Here’s my bottom line:
While I found myself agreeing with many key points, and identified with some examples, her thesis still comes down to the idea that it is incumbent on women to make changes in their behavior to unlock the executive suite. While I don’t disagree that we are all personally responsible for our own success, I do believe there are institutional barriers for women that men do not face. As long as we keep putting the onus on the individual, we won’t address these barriers. We won’t make REAL progress.
What are these institutional barriers? Everything from modern business only gives lip service to the family, and still tends to evaluate female employees in the context of potential parent, to traditional “masculine” values and management styles are more highly prized than the feminine.
I was disappointed because numerous times in the book, Sandberg seemed to almost get there — to ascribe some responsibility to the infrastructure, but then she pulled back to the personal responsibility.
Ultimately though, the larger disappointment was that the book ended up being a $15 commercial for her Lean In Circles.
I read it on my Kindle, and at about 66%, I had to put it down for a few days, figuring to save the last third for a time when I could sit and read it through. Imagine my disappointment when I went back to it, to read about three additional pages, and a plug for the Lean In Circles, followed by the longest acknowledgement section I have ever read.
So, I didn’t hate the book, but I kinda want my $15 and the couple hours I spent reading it back. I felt conned.
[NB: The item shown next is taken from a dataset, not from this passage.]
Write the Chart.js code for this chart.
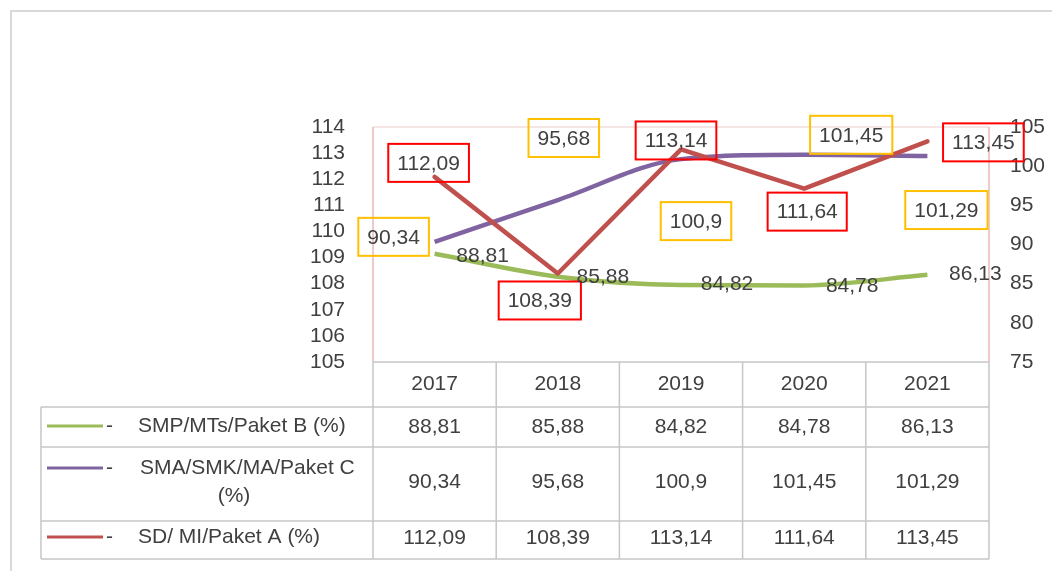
<!DOCTYPE html>
<html>
<head>
<meta charset="utf-8">
<script src="https://cdn.jsdelivr.net/npm/chart.js@4.4.0/dist/chart.umd.min.js"></script>
<style>
  html, body { margin: 0; padding: 0; background: #ffffff; }
  #wrap { width: 1052px; height: 571px; position: relative; }
</style>
</head>
<body>
<div id="wrap"><canvas id="c" width="1052" height="571"></canvas></div>
<script>
// ---- data ----
const years = ['2017', '2018', '2019', '2020', '2021'];
const smpValues = [88.81, 85.88, 84.82, 84.78, 86.13];      // SMP/MTs/Paket B (%)  - right axis
const smaValues = [90.34, 95.68, 100.9, 101.45, 101.29];    // SMA/SMK/MA/Paket C (%) - right axis
const sdValues  = [112.09, 108.39, 113.14, 111.64, 113.45]; // SD/MI/Paket A (%)  - left axis
const smpLabel = 'SMP/MTs/Paket B (%)';
const smaLabel = ['SMA/SMK/MA/Paket C', '(%)'];
const sdLabel  = 'SD/ MI/Paket A (%)';
const leftTicks  = { min: 105, max: 114, step: 1 };
const rightTicks = { min: 75, max: 105, step: 5 };

const fmt = v => String(v).replace('.', ',');
const FONT = '"Liberation Sans", Arial, sans-serif';
const TXT = '#404040';

const COLORS = { sd: '#C0504D', sma: '#8064A2', smp: '#9BBB59' };

// label placement (offset of label centre from point, px) and box style
const labelStyle = {
  sd:  { box: '#FF0000', off: [[-6,-14],[-18,27],[-5,-9],[3,23],[56,1]] },
  sma: { box: '#FFC000', off: [[-41,-5],[6,-62],[15,62],[47,-20],[19,54]] },
  smp: { box: null,      off: [[48,1],[45,-1],[46,-2],[48,0],[48,-2]] }
};

const labelPlugin = {
  id: 'boxLabels',
  afterDatasetsDraw(chart) {
    const ctx = chart.ctx;
    ctx.save();
    ctx.font = '21px ' + FONT;
    ctx.textAlign = 'center';
    ctx.textBaseline = 'middle';
    chart.data.datasets.forEach((ds, i) => {
      const st = labelStyle[ds.key];
      const meta = chart.getDatasetMeta(i);
      meta.data.forEach((pt, j) => {
        const txt = fmt(ds.data[j]);
        const cx = pt.x + st.off[j][0];
        const cy = pt.y + st.off[j][1];
        if (st.box) {
          const w = ctx.measureText(txt).width + 18;
          const h = 38;
          ctx.strokeStyle = st.box;
          ctx.lineWidth = 2;
          ctx.strokeRect(cx - w/2, cy - h/2, w, h);
        }
        ctx.fillStyle = TXT;
        ctx.fillText(txt, cx, cy + 1);
      });
    });
    ctx.restore();
  }
};

const framePlugin = {
  id: 'frameAndTable',
  beforeDraw(chart) {
    const ctx = chart.ctx;
    const a = chart.chartArea;
    ctx.save();
    ctx.fillStyle = '#ffffff';
    ctx.fillRect(0, 0, chart.width, chart.height);
    // outer frame
    ctx.strokeStyle = '#d9d9d9';
    ctx.lineWidth = 2;
    ctx.beginPath();
    ctx.moveTo(11, chart.height + 2);
    ctx.lineTo(11, 11);
    ctx.lineTo(chart.width + 2, 11);
    ctx.stroke();
    // plot area border
    ctx.lineWidth = 1.5;
    ctx.strokeStyle = '#f2dcdc';
    ctx.beginPath();
    ctx.moveTo(a.left, a.top); ctx.lineTo(a.right, a.top);
    ctx.stroke();
    ctx.strokeStyle = '#e9b9b9';
    ctx.beginPath();
    ctx.moveTo(a.left, a.top); ctx.lineTo(a.left, a.bottom);
    ctx.moveTo(a.right, a.top); ctx.lineTo(a.right, a.bottom);
    ctx.stroke();
    ctx.restore();
  },
  afterDraw(chart) {
    const ctx = chart.ctx;
    const a = chart.chartArea;
    const xs = chart.scales.x;
    const half = (xs.getPixelForValue(1) - xs.getPixelForValue(0)) / 2;
    const edges = [];
    for (let i = 0; i < years.length; i++) edges.push(xs.getPixelForValue(i) - half);
    edges.push(xs.getPixelForValue(years.length - 1) + half);
    const tLeft = 41;
    const rows = [a.bottom, 407, 447, 521, 559];
    ctx.save();
    ctx.strokeStyle = '#c6c6c6';
    ctx.lineWidth = 1.5;
    ctx.beginPath();
    ctx.moveTo(edges[0], rows[0]); ctx.lineTo(edges[edges.length-1], rows[0]);
    for (let r = 1; r < rows.length; r++) {
      ctx.moveTo(tLeft, rows[r]); ctx.lineTo(edges[edges.length-1], rows[r]);
    }
    edges.forEach(e => { ctx.moveTo(e, rows[0]); ctx.lineTo(e, rows[rows.length-1]); });
    ctx.moveTo(tLeft, rows[1]); ctx.lineTo(tLeft, rows[rows.length-1]);
    ctx.stroke();

    ctx.fillStyle = TXT;
    ctx.font = '21px ' + FONT;
    ctx.textAlign = 'center';
    ctx.textBaseline = 'middle';
    years.forEach((y, i) => ctx.fillText(y, xs.getPixelForValue(i), (rows[0] + rows[1]) / 2));
    const tableRows = [
      { vals: smpValues, color: COLORS.smp, label: [smpLabel], cy: 427 },
      { vals: smaValues, color: COLORS.sma, label: smaLabel, cy: 482 },
      { vals: sdValues,  color: COLORS.sd,  label: [sdLabel], cy: 538 }
    ];
    tableRows.forEach(tr => {
      tr.vals.forEach((v, i) => {
        ctx.fillStyle = TXT;
        ctx.textAlign = 'center';
        ctx.fillText(fmt(v), xs.getPixelForValue(i), tr.cy);
      });
      const ky = (tr.label.length > 1) ? 468 : tr.cy - 1;
      ctx.strokeStyle = tr.color;
      ctx.lineWidth = 3;
      ctx.beginPath();
      ctx.moveTo(47, ky); ctx.lineTo(103, ky);
      ctx.stroke();
      ctx.fillStyle = TXT;
      ctx.textAlign = 'left';
      ctx.fillText('-', 106, ky);
      if (tr.label.length > 1) {
        ctx.fillText(tr.label[0], 140, 468);
        ctx.textAlign = 'center';
        ctx.fillText(tr.label[1], 234, 496);
      } else {
        ctx.fillText(tr.label[0], 138, tr.cy - 1);
      }
    });
    ctx.restore();
  }
};

const chart = new Chart(document.getElementById('c'), {
  type: 'line',
  data: {
    labels: years,
    datasets: [
      { key: 'sd',  label: sdLabel,  data: sdValues,  yAxisID: 'y',  borderColor: COLORS.sd,
        borderWidth: 4.5, tension: 0, borderCapStyle: 'round', borderJoinStyle: 'round', pointRadius: 0 },
      { key: 'sma', label: smaLabel.join(' '), data: smaValues, yAxisID: 'y1', borderColor: COLORS.sma,
        borderWidth: 4.5, cubicInterpolationMode: 'monotone', borderCapStyle: 'butt', pointRadius: 0 },
      { key: 'smp', label: smpLabel, data: smpValues, yAxisID: 'y1', borderColor: COLORS.smp,
        borderWidth: 4.5, cubicInterpolationMode: 'monotone', borderCapStyle: 'butt', pointRadius: 0 }
    ]
  },
  options: {
    responsive: false,
    animation: false,
    devicePixelRatio: 1,
    layout: { padding: { top: 127, bottom: 209, left: 0, right: 0 } },
    plugins: { legend: { display: false }, tooltip: { enabled: false }, title: { display: false } },
    scales: {
      x: { display: false, offset: true, grid: { display: false } },
      y: {
        position: 'left', min: leftTicks.min, max: leftTicks.max,
        ticks: { stepSize: leftTicks.step, autoSkip: false, color: TXT, font: { family: FONT, size: 21 }, padding: 28 },
        grid: { display: false, drawTicks: false }, border: { display: false },
        afterFit(s) { s.width = 373; s.paddingTop = 0; s.paddingBottom = 0; }
      },
      y1: {
        position: 'right', min: rightTicks.min, max: rightTicks.max, z: 1,
        ticks: { stepSize: rightTicks.step, autoSkip: false, color: TXT, font: { family: FONT, size: 21 }, padding: 21 },
        grid: { display: false, drawTicks: false }, border: { display: false },
        afterFit(s) { s.width = 63; s.paddingTop = 0; s.paddingBottom = 0; }
      }
    }
  },
  plugins: [framePlugin, labelPlugin]
});
</script>
</body>
</html>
Speaking of the con, my latest guilty pleasure is the UK drama Hustle. It ran for eight 6-episode seasons, ending in 2012, but we just discovered it this year. The protagonists are con artists, and not in the Robin Hood “give to the poor” genre that the US flavor of this concept has (Leverage.) In Hustle, while the marks are clearly bad greedy fools who deserve to lose their money, our heroes definitely keep the money for themselves.
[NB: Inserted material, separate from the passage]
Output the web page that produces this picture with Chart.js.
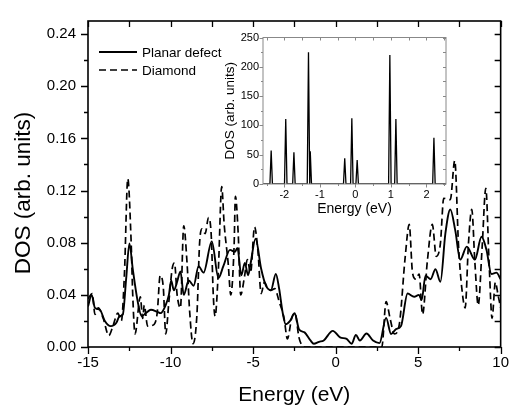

And you root for them, every time.
The actors are all excellent, but I do have to single out Robert Glenister as Ash Morgan and Adrian Lester as “Mickey Bricks.” Lester was not in season 4 which was by far the weakest. It was also great to see Robert Vaughn — in his 70s — having such fun with a role.
Seasons 1-4 are available on DVD in the US, but you can find the others on the BBC’s YouTube channel. Here’s episode 1, season 1: The Con Is On.
Trust me. The mark gets ripped off in Hustle, but you don’t!